#### Objective
Find every line in the records that holds the string "this". Copy each one.

#### Supplied data
************

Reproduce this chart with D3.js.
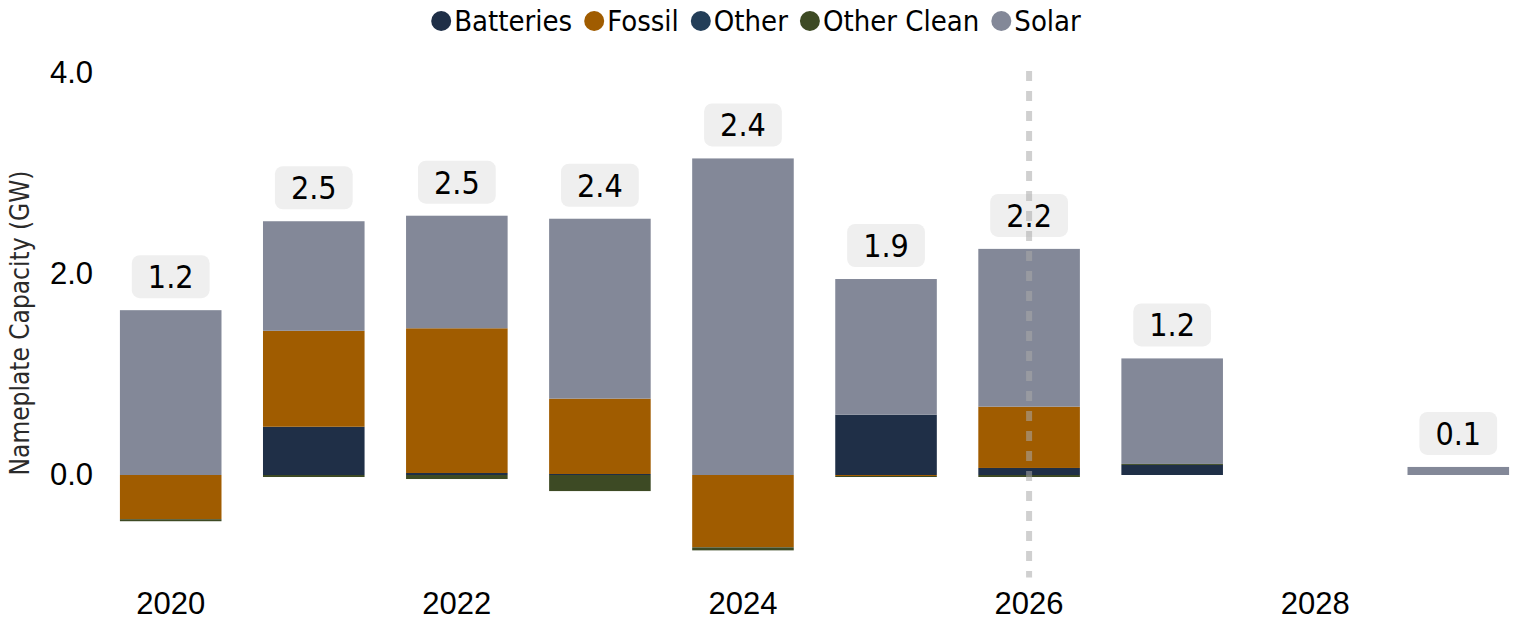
<!DOCTYPE html>
<html>
<head>
<meta charset="utf-8">
<script src="https://cdn.jsdelivr.net/npm/d3@7"></script>
<style>
  body { margin: 0; background: #fff; }
  svg { display: block; font-family: "DejaVu Sans Condensed", "DejaVu Sans", sans-serif; font-stretch: condensed; }
  .tick text { fill: #000; }
</style>
</head>
<body>
<svg id="chart"></svg>
<script>
const years = [2020, 2021, 2022, 2023, 2024, 2025, 2026, 2027, 2028, 2029];
const seriesNames = ["Batteries", "Fossil", "Other", "Other Clean", "Solar"];
const batteries  = [0, 0.48, 0.02, 0.01, 0, 0.60, 0.07, 0.10, 0, 0];
const fossil     = [-0.44, 0.955, 1.44, 0.75, -0.72, -0.01, 0.61, 0, 0, 0];
const other      = [0, 0, 0, 0, 0, 0, 0, 0, 0, 0];
const otherClean = [-0.02, -0.02, -0.04, -0.16, -0.03, -0.01, -0.02, 0.01, 0, 0];
const solar      = [1.64, 1.09, 1.12, 1.79, 3.15, 1.35, 1.57, 1.05, 0, 0.08];
const yTicks = [0, 2, 4];
const xTickYears = [2020, 2022, 2024, 2026, 2028];
const markerYear = 2026;

const colors = {
    "Batteries": "#1f2f47",
    "Fossil": "#a05c00",
    "Other": "#233e58",
    "Other Clean": "#3d4a24",
    "Solar": "#838898"
};

const width = 1517, height = 623;

const svg = d3.select("#chart")
    .attr("width", width)
    .attr("height", height);

// build rows for the stack
const rows = years.map((yr, i) => ({
    year: yr,
    "Batteries": batteries[i],
    "Fossil": fossil[i],
    "Other": other[i],
    "Other Clean": otherClean[i],
    "Solar": solar[i]
}));

const x = d3.scaleBand()
    .domain(years)
    .range([77, 1552])
    .paddingInner(0.29)
    .paddingOuter(0.3);

const y = d3.scaleLinear()
    .domain([-1.02, 4.02])
    .range([577.5, 71]);

const stacked = d3.stack()
    .keys(seriesNames)
    .offset(d3.stackOffsetDiverging)(rows);

svg.append("g")
    .selectAll("g")
    .data(stacked)
    .join("g")
    .attr("fill", d => colors[d.key])
    .selectAll("rect")
    .data(d => d)
    .join("rect")
    .attr("x", d => x(d.data.year))
    .attr("y", d => y(Math.max(d[0], d[1])))
    .attr("width", x.bandwidth())
    .attr("height", d => Math.abs(y(d[0]) - y(d[1])));

// total labels above the positive stack
const labels = svg.append("g");
rows.forEach(r => {
    const vals = seriesNames.map(k => r[k]);
    if (vals.every(v => v === 0)) return;
    const total = d3.sum(vals);
    const top = d3.sum(vals.filter(v => v > 0));
    const cx = x(r.year) + x.bandwidth() / 2;
    const boxBottom = y(top) - 12;
    const g = labels.append("g");
    const t = g.append("text")
        .attr("x", cx)
        .attr("y", boxBottom - 21.5)
        .attr("dy", "0.36em")
        .attr("text-anchor", "middle")
        .style("font-size", "32px")
        .attr("fill", "#000")
        .text(total.toFixed(1));
    const w = t.node().getComputedTextLength() + 32;
    g.insert("rect", "text")
        .attr("x", cx - w / 2)
        .attr("y", boxBottom - 43)
        .attr("width", w)
        .attr("height", 43)
        .attr("rx", 8)
        .attr("fill", "#efefef");
});

// dashed marker line
const mx = x(markerYear) + x.bandwidth() / 2;
svg.append("line")
    .attr("x1", mx).attr("x2", mx)
    .attr("y1", y(4.02)).attr("y2", y(-1.02))
    .attr("stroke", "#aaa")
    .attr("stroke-opacity", 0.55)
    .attr("stroke-width", 6)
    .attr("stroke-dasharray", "10,10");

// axes
const yAxis = svg.append("g")
    .attr("transform", "translate(93,0)")
    .call(d3.axisLeft(y).tickValues(yTicks).tickFormat(d3.format(".1f")).tickSize(0).tickPadding(0));
yAxis.select(".domain").remove();
yAxis.selectAll("text").style("font-size", "31px").attr("font-family", null);

const xAxis = svg.append("g")
    .attr("transform", "translate(0,583)")
    .call(d3.axisBottom(x).tickValues(xTickYears).tickSize(0).tickPadding(9));
xAxis.select(".domain").remove();
xAxis.selectAll("text").style("font-size", "31px").attr("font-family", null);

svg.append("text")
    .attr("transform", "translate(29,323) rotate(-90)")
    .attr("text-anchor", "middle")
    .style("font-size", "26px")
    .attr("fill", "#2a2a2a")
    .text("Nameplate Capacity (GW)");

// legend
const legend = svg.append("g");
let lx = 0;
seriesNames.forEach(name => {
    const item = legend.append("g").attr("transform", `translate(${lx},0)`);
    item.append("circle")
        .attr("cx", 10).attr("cy", 21).attr("r", 10)
        .attr("fill", colors[name]);
    const t = item.append("text")
        .attr("x", 23).attr("y", 21).attr("dy", "0.36em")
        .style("font-size", "29px")
        .attr("fill", "#000")
        .text(name);
    lx += 23 + t.node().getComputedTextLength() + 12;
});
const legendW = lx - 12;
legend.attr("transform", `translate(${756 - legendW / 2},0)`);
</script>
</body>
</html>
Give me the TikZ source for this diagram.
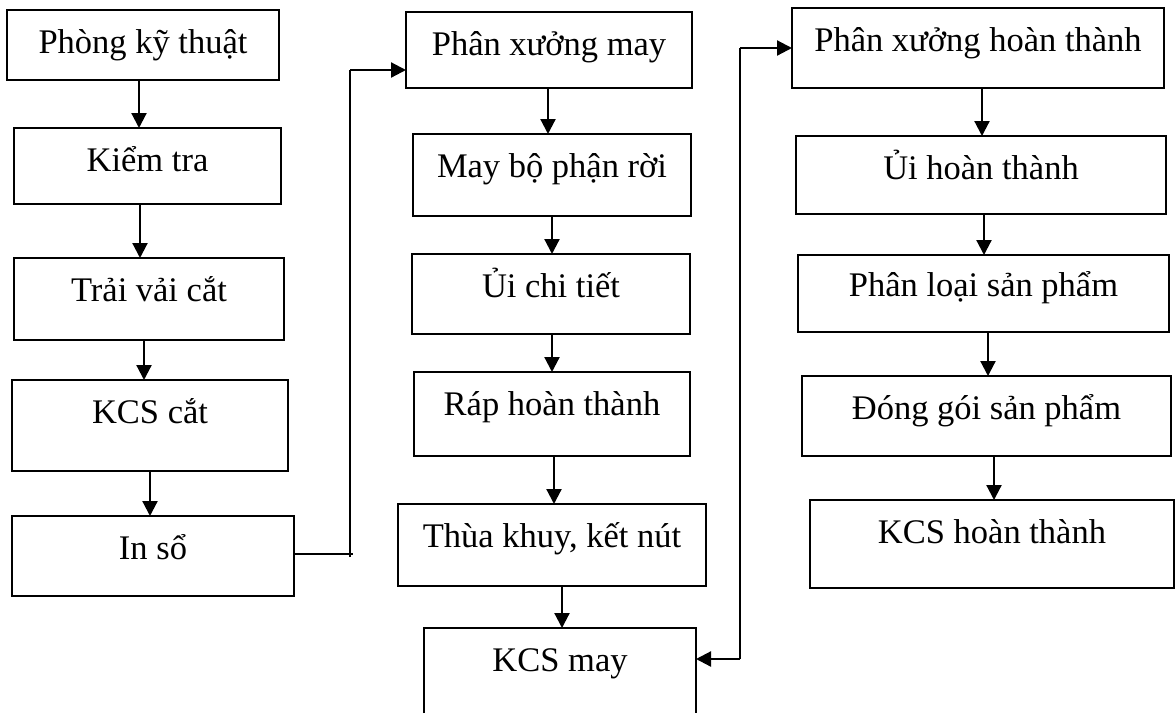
\documentclass[tikz,border=0pt]{standalone}
\usepackage{fontspec}
\setmainfont{Liberation Serif}
\usetikzlibrary{arrows.meta}
\tikzset{
  box/.style={draw, line width=2.8pt, rectangle, outer sep=0pt, inner xsep=2pt, inner ysep=0pt,
    text height=43pt, font=\fontsize{34.5}{40}\selectfont},
  openbox/.style={box, draw=none},
  arr/.style={line width=2.2pt, -{Triangle[length=15pt,width=15pt]}},
  thinline/.style={line width=1.1pt}
}
\begin{document}
\begin{tikzpicture}[x=1pt,y=-1pt]
\useasboundingbox (0,0) rectangle (1176,713);
% column 1
\node[box, minimum width=272pt, text depth=27pt] (A1) at (143,45) {Phòng kỹ thuật};
\node[box, minimum width=267pt, text depth=33pt] (A2) at (147.5,166) {Kiểm tra};
\node[box, minimum width=270pt, text depth=39pt] (A3) at (149,299) {Trải vải cắt};
\node[box, minimum width=276pt, text depth=48pt] (A4) at (150,425.5) {KCS cắt};
\node[box, minimum width=282pt, text depth=37pt] (A5) at (153,556) {In sổ};
% column 2
\node[box, minimum width=286pt, text depth=33pt] (B1) at (549,50) {Phân xưởng may};
\node[box, minimum width=278pt, text depth=39pt] (B2) at (552,175) {May bộ phận rời};
\node[box, minimum width=278pt, text depth=37pt] (B3) at (551,294) {Ủi chi tiết};
\node[box, minimum width=276pt, text depth=41pt] (B4) at (552,414) {Ráp hoàn thành};
\node[box, minimum width=308pt, text depth=39pt] (B5) at (552,545) {Thùa khuy, kết nút};
\node[openbox, minimum width=272pt, text depth=42pt] (B6) at (560,670.5) {KCS may};
\draw[line width=2.8pt] (B6.south west) -- (B6.north west) -- (B6.north east) -- (B6.south east);
% column 3
\node[box, minimum width=372pt, text depth=37pt] (C1) at (978,48) {Phân xưởng hoàn thành};
\node[box, minimum width=370pt, text depth=35pt] (C2) at (981,175) {Ủi hoàn thành};
\node[box, minimum width=371pt, text height=41pt, text depth=36pt] (C3) at (983.5,293.5) {Phân loại sản phẩm};
\node[box, minimum width=369pt, text depth=37pt] (C4) at (986.5,416) {Đóng gói sản phẩm};
\node[box, minimum width=364pt, text depth=45pt] (C5) at (992,544) {KCS hoàn thành};
% vertical arrows
\draw[arr] (139,0 |- A1.south) -- (139,0 |- A2.north);
\draw[arr] (140,0 |- A2.south) -- (140,0 |- A3.north);
\draw[arr] (144,0 |- A3.south) -- (144,0 |- A4.north);
\draw[arr] (150,0 |- A4.south) -- (150,0 |- A5.north);
\draw[arr] (548,0 |- B1.south) -- (548,0 |- B2.north);
\draw[arr] (552,0 |- B2.south) -- (552,0 |- B3.north);
\draw[arr] (552,0 |- B3.south) -- (552,0 |- B4.north);
\draw[arr] (554,0 |- B4.south) -- (554,0 |- B5.north);
\draw[arr] (562,0 |- B5.south) -- (562,0 |- B6.north);
\draw[arr] (982,0 |- C1.south) -- (982,0 |- C2.north);
\draw[arr] (984,0 |- C2.south) -- (984,0 |- C3.north);
\draw[arr] (988,0 |- C3.south) -- (988,0 |- C4.north);
\draw[arr] (994,0 |- C4.south) -- (994,0 |- C5.north);
% In so -> Phan xuong may
\coordinate (q1) at (353,554);
\coordinate (q2) at (350,557);
\coordinate (q3) at (350,70);
\draw[thinline] (A5.east |- q1) -- (q1);
\draw[thinline] (q2) -- (q3);
\draw[arr] (q3) -- (q3 -| B1.west);
% line to KCS may and Phan xuong hoan thanh
\coordinate (r1) at (740,659);
\coordinate (r2) at (740,48);
\draw[thinline] (r1) -- (r2);
\draw[arr] (r1) -- (r1 -| B6.east);
\draw[arr] (r2) -- (r2 -| C1.west);
\end{tikzpicture}
\end{document}
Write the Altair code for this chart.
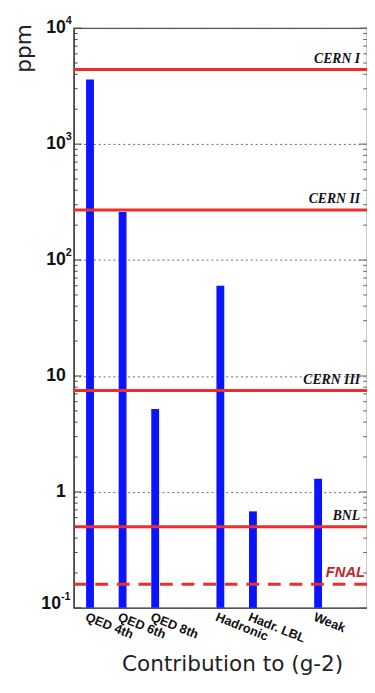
import altair as alt
import pandas as pd

# ---- data ----
categories = ["QED 4th", "QED 6th", "QED 8th", "Hadronic", "Hadr. LBL", "Weak"]
values_ppm = [3600, 260, 5.2, 60, 0.68, 1.3]
slots = ["QED 4th", "QED 6th", "QED 8th", "gap1", "Hadronic", "Hadr. LBL", "gap2", "Weak", "gap3"]

exp_names = ["CERN I", "CERN II", "CERN III", "BNL", "FNAL"]
exp_ppm = [4400, 270, 7.5, 0.50, 0.16]

tick_values = [0.1, 1, 10, 100, 1000, 10000]
tick_base = ["10", "1", "10", "10", "10", "10"]
tick_sup = ["-1", "", "", "2", "3", "4"]
minor_ticks = [m * 10.0 ** e for e in range(-1, 4) for m in range(2, 10)]

W, H = 299, 591
y_scale = alt.Scale(type="log", domain=[0.1, 10000])
x_scale = alt.Scale(domain=slots, paddingInner=0, paddingOuter=0)

bars_df = pd.DataFrame({"category": categories, "ppm": values_ppm})
exp_df = pd.DataFrame({"name": exp_names, "ppm": exp_ppm})
ticks_df = pd.DataFrame({"v": tick_values, "base": tick_base, "sup": tick_sup})
minor_df = pd.DataFrame({"v": minor_ticks})

bars = alt.Chart(bars_df).mark_bar(size=8, color="#0a14ff").encode(
    x=alt.X("category:N", scale=x_scale,
            axis=alt.Axis(labels=False, ticks=False, title=None, grid=False,
                          domainColor="#555", domainWidth=1.2)),
    y=alt.Y("ppm:Q", scale=y_scale,
            axis=alt.Axis(values=tick_values, labels=False, ticks=False, title=None,
                          grid=True, gridDash=[2, 3], gridColor="#666",
                          domainColor="#444", domainWidth=1.5)),
    y2=alt.datum(0.1),
)

solid = alt.Chart(exp_df).transform_filter("datum.name != 'FNAL'").mark_rule(
    color="#ee2d2d", strokeWidth=3).encode(y=alt.Y("ppm:Q", scale=y_scale))
dashed = alt.Chart(exp_df).transform_filter("datum.name == 'FNAL'").mark_rule(
    color="#ee2d2d", strokeWidth=3, strokeDash=[13, 9]).encode(y=alt.Y("ppm:Q", scale=y_scale))

exp_labels = alt.Chart(exp_df).transform_filter("datum.name != 'FNAL'").mark_text(
    font="Liberation Serif", fontStyle="italic", fontWeight="bold", fontSize=14,
    align="right", baseline="alphabetic", dy=-7, color="#111").encode(
    y=alt.Y("ppm:Q", scale=y_scale), x=alt.value(292), text="name:N")
fnal_label = alt.Chart(exp_df).transform_filter("datum.name == 'FNAL'").mark_text(
    font="Liberation Sans", fontStyle="italic", fontWeight="bold", fontSize=15,
    align="right", baseline="alphabetic", dy=-7, color="#c0262a").encode(
    y=alt.Y("ppm:Q", scale=y_scale), x=alt.value(297), text="name:N")

minor_l = alt.Chart(minor_df).mark_rule(color="#444", strokeWidth=1).encode(
    y=alt.Y("v:Q", scale=y_scale), x=alt.value(0), x2=alt.value(4))
minor_r = alt.Chart(minor_df).mark_rule(color="#666", strokeWidth=1).encode(
    y=alt.Y("v:Q", scale=y_scale), x=alt.value(W - 4), x2=alt.value(W))
major_l = alt.Chart(ticks_df).mark_rule(color="#444", strokeWidth=1).encode(
    y=alt.Y("v:Q", scale=y_scale), x=alt.value(0), x2=alt.value(8))
major_r = alt.Chart(ticks_df).mark_rule(color="#666", strokeWidth=1).encode(
    y=alt.Y("v:Q", scale=y_scale), x=alt.value(W - 8), x2=alt.value(W))

lab_font = dict(font="Liberation Sans", fontWeight="bold", color="#111")
base_a = alt.Chart(ticks_df).transform_filter("datum.sup != '-1'").mark_text(
    align="right", baseline="middle", fontSize=18, **lab_font).encode(
    y=alt.Y("v:Q", scale=y_scale), x=alt.value(-8), text="base:N")
sup_a = alt.Chart(ticks_df).transform_filter("datum.sup != '-1' && datum.sup != ''").mark_text(
    align="left", baseline="middle", fontSize=11, dy=-7, **lab_font).encode(
    y=alt.Y("v:Q", scale=y_scale), x=alt.value(-8), text="sup:N")
base_b = alt.Chart(ticks_df).transform_filter("datum.sup == '-1'").mark_text(
    align="right", baseline="middle", fontSize=18, dy=-4, **lab_font).encode(
    y=alt.Y("v:Q", scale=y_scale), x=alt.value(-13), text="base:N")
sup_b = alt.Chart(ticks_df).transform_filter("datum.sup == '-1'").mark_text(
    align="left", baseline="middle", fontSize=11, dy=-11, **lab_font).encode(
    y=alt.Y("v:Q", scale=y_scale), x=alt.value(-13), text="sup:N")

x_labels = alt.Chart(bars_df).mark_text(
    align="left", baseline="top", angle=22, fontSize=13, dx=-2,
    font="Liberation Sans", fontWeight="bold", color="#111").encode(
    x=alt.X("category:N", scale=x_scale), y=alt.value(H + 4), text="category:N")

y_title = alt.Chart(pd.DataFrame({"t": ["ppm"]})).mark_text(
    angle=270, align="right", baseline="middle", fontSize=22,
    font="DejaVu Sans", color="#222").encode(
    x=alt.value(-51), y=alt.value(-4), text="t:N")
x_title = alt.Chart(pd.DataFrame({"t": ["Contribution to (g-2)"]})).mark_text(
    align="center", baseline="middle", fontSize=22,
    font="DejaVu Sans", color="#222").encode(
    x=alt.value(162), y=alt.value(648), text="t:N")

chart = alt.layer(
    bars, solid, dashed, exp_labels, fnal_label,
    minor_l, minor_r, major_l, major_r,
    base_a, sup_a, base_b, sup_b, x_labels, y_title, x_title,
).properties(
    width=W, height=H,
    padding={"left": 67, "top": 14, "right": 0, "bottom": 67},
    autosize="none",
).configure_view(stroke="#555", strokeWidth=1.2)

chart.save("out.html", embed_options={"renderer": "svg", "actions": False})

************

#### Solution
Reproduce this chart with D3.js.
Give me the TikZ source for this diagram.
Write the Altair code for this chart.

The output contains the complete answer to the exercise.